3. The method of enabling a solid propellant rocket to survive gun launching by protecting said solid propellant rocket and its propellant from the heat, shock, high pressure, and acceleration forces involved during launch to thereby permit said solid propellant rocket after leaving the nozzle of the gun to be ignited and flown as a guided or unguided rocket to deliver a projectile with a greater range than could be achieved by unpowered gun launched projectile, said method comprising:

(i) providing a solid propellant rocket comprising:

(a) a solid propellant rocket case having a designated centerline extending from a forward-end of said solid propellant rocket through a nozzle affixed at the aft-end of said solid propellant rocket;

(d) igniter means for igniting said solid propellant;

(ii) providing a filler material to fill all of said free volume, said filler material comprising a void-free incompressible filler for providing support to said solid propellant composition and for preventing said solid propellant composition deformation, debonding, rupture, and breakup, said filler material selected from completely fluorinated organic compounds having many chemical and physical properties closely comparable to the chemical and physical properties of said solid propellant composition, said chemical and physical properties including a density of about 1.78 g/ml, a desirably high boiling point of about 97.degree. C., a low temperature pour point of about -110.degree. C., and a coefficient of thermal expansion of about 0.0014 ml/ml .degree.

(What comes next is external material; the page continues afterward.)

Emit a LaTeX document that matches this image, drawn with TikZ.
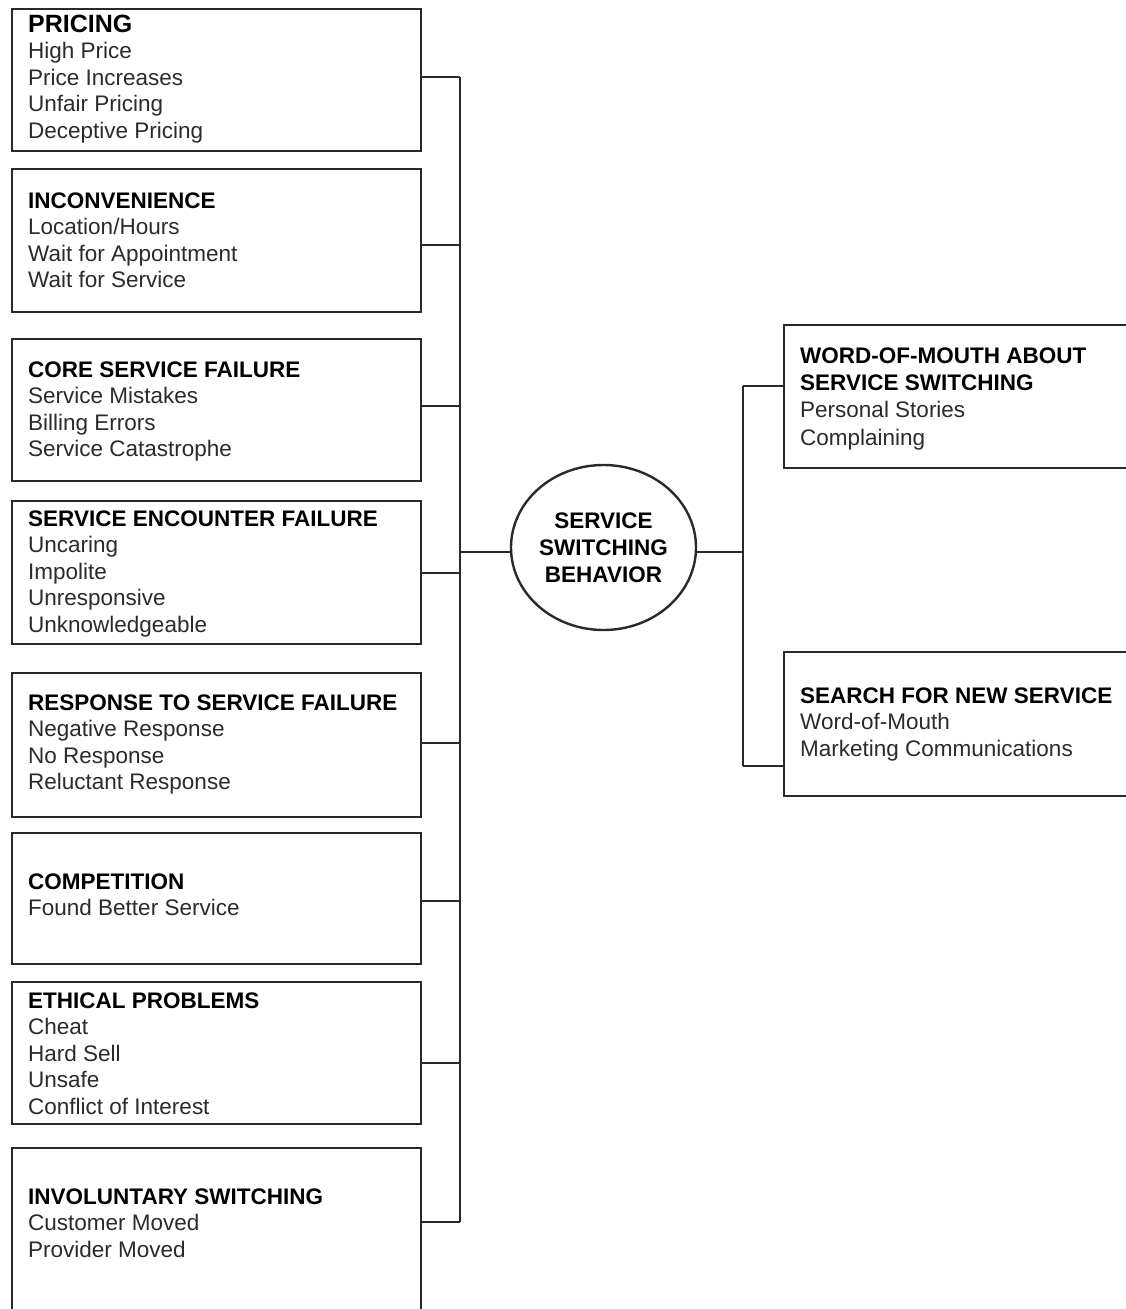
\documentclass[tikz,border=0pt]{standalone}
\usepackage{fontspec}
\setmainfont{Liberation Sans}
\usetikzlibrary{shapes.geometric}
\definecolor{linec}{HTML}{2A2A2A}
\definecolor{itemc}{HTML}{2B2B2B}
\tikzset{
  boxshape/.style={draw=linec, line width=2.4pt, fill=white},
  boxtext/.style={anchor=base west, align=left, inner sep=0pt, text=itemc,
    font=\fontsize{22.5}{26.5}\selectfont},
  conn/.style={draw=linec, line width=2.4pt},
  anchorpt/.style={inner sep=0pt, minimum size=0pt}
}
\newcommand{\hdr}[1]{\textbf{\color{black}#1}}
\begin{document}
\begin{tikzpicture}[x=1pt,y=-1pt]
\useasboundingbox (0,0) rectangle (1126,1309);
% left boxes
\draw[boxshape] (12,9) rectangle (421,151);
\draw[boxshape] (12,169) rectangle (421,312);
\draw[boxshape] (12,339) rectangle (421,481);
\draw[boxshape] (12,501) rectangle (421,644);
\draw[boxshape] (12,673) rectangle (421,817);
\draw[boxshape] (12,833) rectangle (421,964);
\draw[boxshape] (12,982) rectangle (421,1124);
\draw[boxshape] (12,1148) rectangle (421,1330);
% right boxes
\draw[boxshape] (784,325) rectangle (1140,468);
\draw[boxshape] (784,652) rectangle (1140,796);
% attachment points on the boxes' sides
\node[anchorpt] (b1) at (421,77) {};
\node[anchorpt] (b2) at (421,245) {};
\node[anchorpt] (b3) at (421,406) {};
\node[anchorpt] (b4) at (421,573) {};
\node[anchorpt] (b5) at (421,743) {};
\node[anchorpt] (b6) at (421,901) {};
\node[anchorpt] (b7) at (421,1063) {};
\node[anchorpt] (b8) at (421,1222) {};
\node[anchorpt] (r1) at (784,386) {};
\node[anchorpt] (r2) at (784,766) {};
% texts (anchored at the baseline of the last line)
\node[boxtext] (t1) at (28,138) {\hdr{\fontsize{25}{26.5}\selectfont PRICING}\\High Price\\Price Increases\\Unfair Pricing\\Deceptive Pricing};
\node[boxtext] (t2) at (28,287.5) {\hdr{INCONVENIENCE}\\Location/Hours\\Wait for Appointment\\Wait for Service};
\node[boxtext] (t3) at (28,456.5) {\hdr{CORE SERVICE FAILURE}\\Service Mistakes\\Billing Errors\\Service Catastrophe};
\node[boxtext] (t4) at (28,632) {\hdr{SERVICE ENCOUNTER FAILURE}\\Uncaring\\Impolite\\Unresponsive\\Unknowledgeable};
\node[boxtext] (t5) at (28,789.5) {\hdr{RESPONSE TO SERVICE FAILURE}\\Negative Response\\No Response\\Reluctant Response};
\node[boxtext] (t6) at (28,915.5) {\hdr{COMPETITION}\\Found Better Service};
\node[boxtext] (t7) at (28,1114) {\hdr{ETHICAL PROBLEMS}\\Cheat\\Hard Sell\\Unsafe\\Conflict of Interest};
\node[boxtext] (t8) at (28,1257) {\hdr{INVOLUNTARY SWITCHING}\\Customer Moved\\Provider Moved};
\node[boxtext, font=\fontsize{22.5}{27.3}\selectfont] (t9) at (800,445) {\hdr{WORD-OF-MOUTH ABOUT}\\\hdr{SERVICE SWITCHING}\\Personal Stories\\Complaining};
\node[boxtext] (t10) at (800,756) {\hdr{SEARCH FOR NEW SERVICE}\\Word-of-Mouth\\Marketing Communications};
% center ellipse
\node[ellipse, draw=linec, line width=2.4pt, minimum width=185pt, minimum height=165pt, inner sep=0pt,
  align=center, font=\fontsize{22.5}{27}\selectfont\bfseries] (e) at (603.5,547.5) {SERVICE\\SWITCHING\\BEHAVIOR};
% buses
\coordinate (lb1) at (460,77);
\coordinate (lb8) at (460,1222);
\coordinate (lm) at (460,552);
\coordinate (rm) at (743,552);
\coordinate (rb1) at (743,386);
\coordinate (rb2) at (743,766);
\draw[conn] (lb1) -- (lb8);
\draw[conn] (rb1) -- (rb2);
\foreach \b in {b1,b2,b3,b4,b5,b6,b7,b8}{
  \draw[conn] (\b) -- (\b -| lb1);
}
\draw[conn] (lm) -- (lm -| e.west);
\draw[conn] (e.east |- rm) -- (rm);
\draw[conn] (rb1) -- (r1);
\draw[conn] (rb2) -- (r2);
\end{tikzpicture}
\end{document}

C.;

(iii) providing a removable nozzle plug disposed in said nozzle for containing said filler in said free volume during gun launch; and,

(iv) actuating of said igniter means immediately after said solid propellant rocket exits from said launch gun to thereby exert force on said filler which moves as a piston to force said nozzle plug out of said nozzle and said filler through said nozzle, said igniter means simultaneously igniting propellant surfaces progressively toward said nozzle affixed at the aft-end of said solid propellant rocket.